DO NOT start sticking your hands all up in the dough.
THIS time, you want to touch only what you are breaking off. In this case, about a”plumb” size ball.
Mine here were a tad too big — I got excited! What can I say?
Tuck the pinched part in at the bottom and slightly (without applying pressure) form the dough into a ball and place in the pans like in the picture below.
Poke each one in the center ONCE with a fork.
You need to work a little fast panning and poking the bread because the dough will continue to rise! Trust me, remember? I have a story…
After they are panned, cover them the same way you covered the dough when it was in the bowl. Paper towels work great for this part.
LET IT RISE Part 3
Let the panned dough rise AGAIN…yes, again.
I know, but I did warn you in advance this was an all day affair!
This time you will only let it rise for about an hour and now is probably a good time to think about preheating your oven…

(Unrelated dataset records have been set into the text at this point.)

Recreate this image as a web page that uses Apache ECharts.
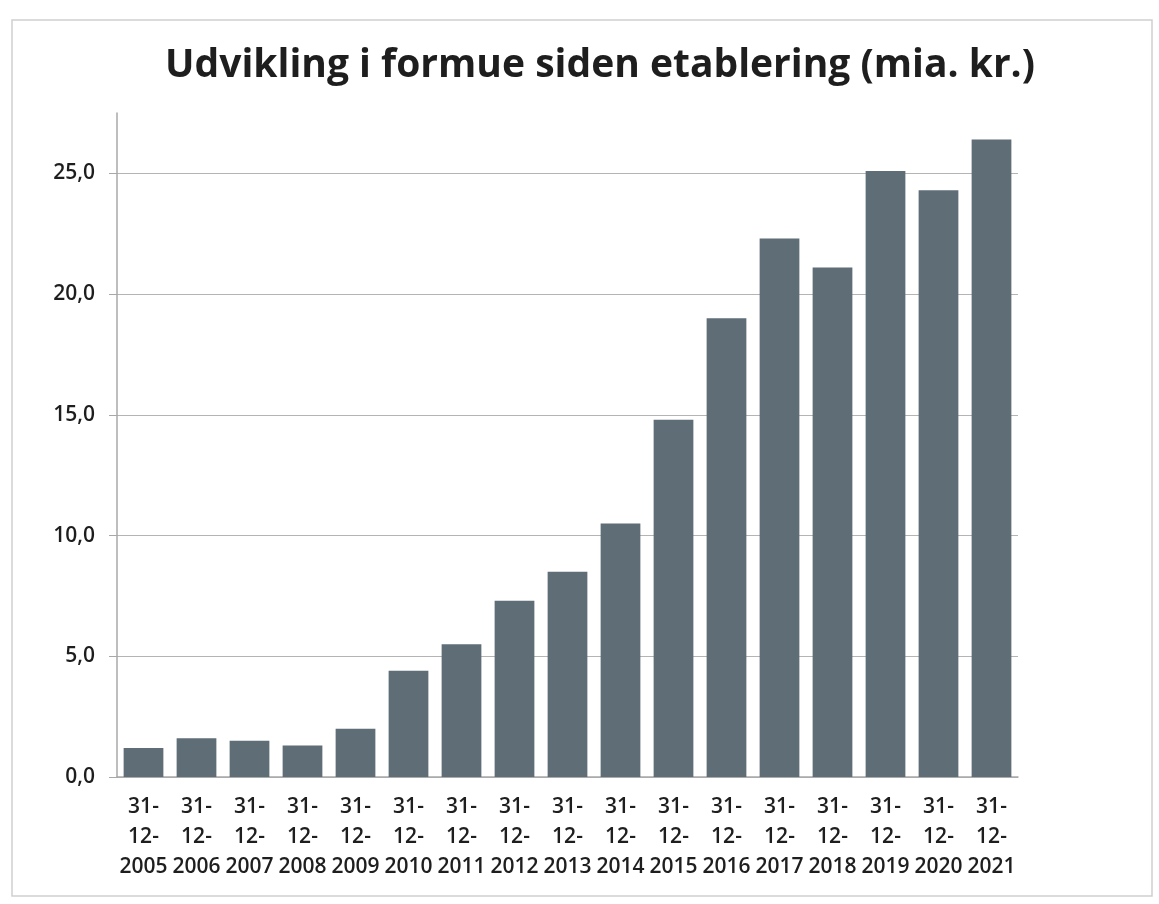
<!DOCTYPE html>
<html>
<head>
<meta charset="utf-8">
<script src="https://cdn.jsdelivr.net/npm/echarts@6/dist/echarts.min.js"></script>
<style>html,body{margin:0;padding:0;background:#fff;}#c{width:1159px;height:904px;}</style>
</head>
<body>
<div id="c"></div>
<script>
const titleText = 'Udvikling i formue siden etablering (mia. kr.)';
const categories = ['31-12-2005','31-12-2006','31-12-2007','31-12-2008','31-12-2009','31-12-2010','31-12-2011','31-12-2012','31-12-2013','31-12-2014','31-12-2015','31-12-2016','31-12-2017','31-12-2018','31-12-2019','31-12-2020','31-12-2021'];
const values = [1.2,1.6,1.5,1.3,2.0,4.4,5.5,7.3,8.5,10.5,14.8,19.0,22.3,21.1,25.1,24.3,26.4];
const yTicks = [0,5,10,15,20,25];

const chart = echarts.init(document.getElementById('c'), null, {renderer:'canvas'});
chart.setOption({
  backgroundColor:'#fff',
  animation:false,
  title:{
    text:titleText, left:595, top:41, textAlign:'center',
    textStyle:{fontFamily:'Open Sans', fontWeight:'bold', fontSize:39, color:'#1e1e1e'}
  },
  graphic:[{type:'rect', shape:{x:12,y:20,width:1140,height:876}, style:{fill:'none', stroke:'#cfcfcf', lineWidth:1.5}}],
  grid:{left:117, right:141, top:113, bottom:127},
  xAxis:{
    type:'category', data:categories,
    axisLine:{lineStyle:{color:'#a8a8a8', width:1.5}},
    axisTick:{show:false},
    axisLabel:{
      interval:0, margin:15, lineHeight:30,
      fontFamily:'Open Sans', fontWeight:600, fontSize:21, color:'#1e1e1e',
      formatter:function(v){const p=v.split('-');return p[0]+'-\n'+p[1]+'-\n'+p[2];}
    }
  },
  yAxis:{
    type:'value', min:0, max:27.5, interval:5,
    axisLine:{show:true, lineStyle:{color:'#a8a8a8', width:1.5}},
    axisTick:{show:true, length:8, lineStyle:{color:'#a8a8a8'}},
    splitLine:{show:true, showMaxLine:false, lineStyle:{color:'#b4b4b4', width:1.2}},
    axisLabel:{
      margin:22, showMaxLabel:false,
      fontFamily:'Open Sans', fontWeight:600, fontSize:21, color:'#1e1e1e',
      formatter:function(v){return yTicks.indexOf(v)>=0 ? v.toFixed(1).replace('.',',') : '';}
    }
  },
  series:[{
    type:'bar', data:values, barCategoryGap:'25%',
    itemStyle:{color:'#5f6d77'}
  }]
});
</script>
</body>
</html>
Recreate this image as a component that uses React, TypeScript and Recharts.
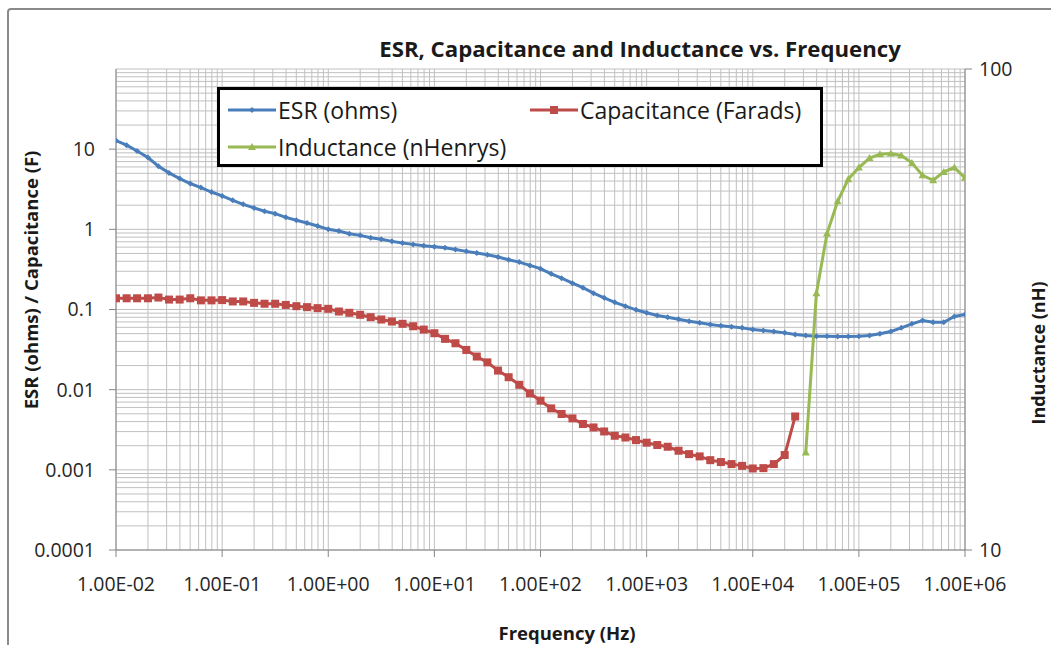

WHAT ARE YOU WAITING FOR? BAKE THAT BREAD!
After an hour (or so, depending on how warm the room is) the rolls will be cresting the pan (they should be very puffy) like this…
You can bake two of these round pans at a time for about 30-35 minutes at 350 (375 for higher altitudes like mine). They should get golden brown on top…
When you pull the first batch out of the oven, tip the bread out (upside down) onto your towels so they can cool without “sweating” in the pan…
Let it cool like this for about 20 minutes then flip them back over.
When you are ready to eat some simply pull apart the sections.
By the way, this bread freezes very well, it also makes fantastic gifts. Imagine all the ways you can present it.
ARE YOU HUNGRY YET?
Look at that texture…
Mmmm mmm mmm, so good and it’s no longer a “secret” family recipe.
Pull up a chair, I’ve got real butter and the bread is still nice and warm…I saved you a piece…
Everyone has a great childhood “kitchen memory”…what’s yours?
P.S. When my Dad found out I was baking his mother’s bread today, he drove across town just to have the first piece hot out of the oven, slathering it with butter and boysenberry jam.
I think I passed the test, don’t you?